“A rose by any other name would still smell as sweet.” Or something like that. I think I got that from Shakespeare… or a Miracle Grow commercial.
Anyway, what it means to me is that a rose is a rose is a rose—there I go sounding like Shakespeare again.What I mean is that a cat is a cat, a tree is a tree, a cloud is a cloud etc. And if you called a cat a tree or a cloud a cat or a tree a cloud it wouldn’t make any difference at all…except the cat probably wouldn’t come to you when you called it.
You see, it doesn’t matter what a thing is called…usually. The story Becky and I are writing needs a title. It started out just being “our story,” but when we talk about it, it could be any story we are writing, but it isn’t. It’s “our story.” So Becky suggested using, Happenstance as our working title, that’s working out fine, and everyone at the critique group knows what we are talking about when we say Happenstance.
But it doesn’t really fit. It was discussed at our critique group, and another title was suggested: The Case of the S*** Plant Shooting. Okay, that’s more descriptive of the actual story, but still not there yet. And there is the chance that the title might repulse some readers before they even start reading.
The Case of the Excrement Facility Shooting doesn’t do it either. The case of the Decatur Sewage Treatment Plant Shooting?
I’m not sure Mr. Shakespeare would approve of any of these titles.
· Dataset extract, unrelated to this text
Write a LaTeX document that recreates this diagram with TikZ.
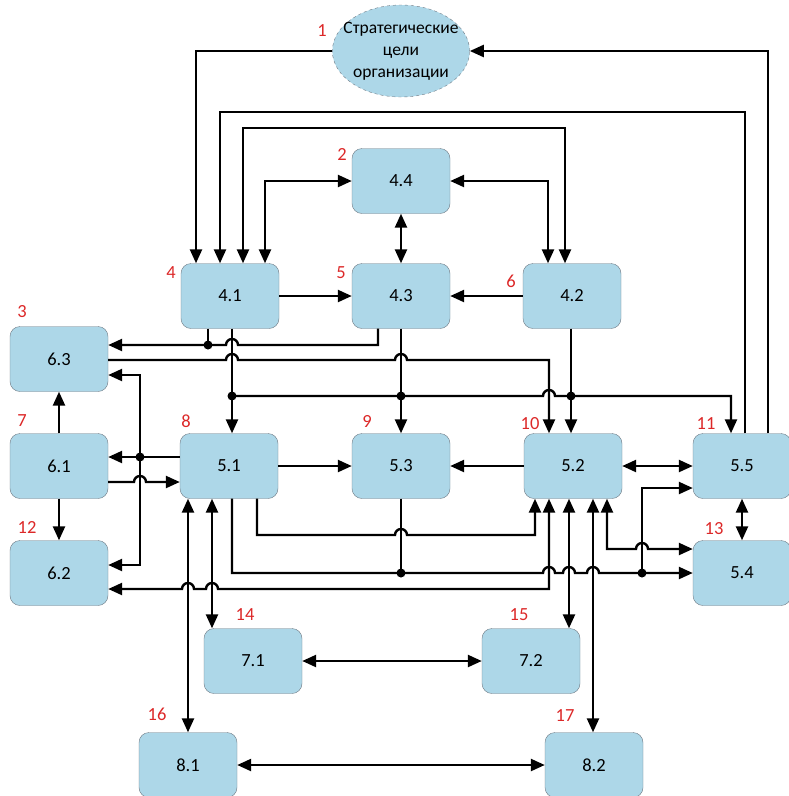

Besides, a picture of a big turd on the dust cover might be a little off-putting, too. The more I’m talking it down, the more I like The Case of the S*** Plant Shooting. The part that I don’t care for is the “The Case of…,” part. That makes it sound like a PI mystery series. It does have detectives in it, and it has been a mystery to us how it will end but “The Case of…” just isn’t right.
Even though a rose by any other name would smell as sweet, we’ve got to get this rose smelling more like a rose. It’s early yet, we have time to come up with the perfect title, but it’ll take some serious thought. It’s not often I have serious thoughts, so the matter of the perfect title will fall to the fair damsel, Becky—and she’s a goofball sometimes.
But that’s the good part about writing with a partner—when I’m stumped by something, I just play dumb (well, I’m not really playing, I guess), and Becky will take over, and come up with something brilliant.
It’s really unfair that we have to put so much thought into the title of our story because it is what it is and that’s all that it is…
So much for Shakespeare. Now I’m starting to sound like Popeye!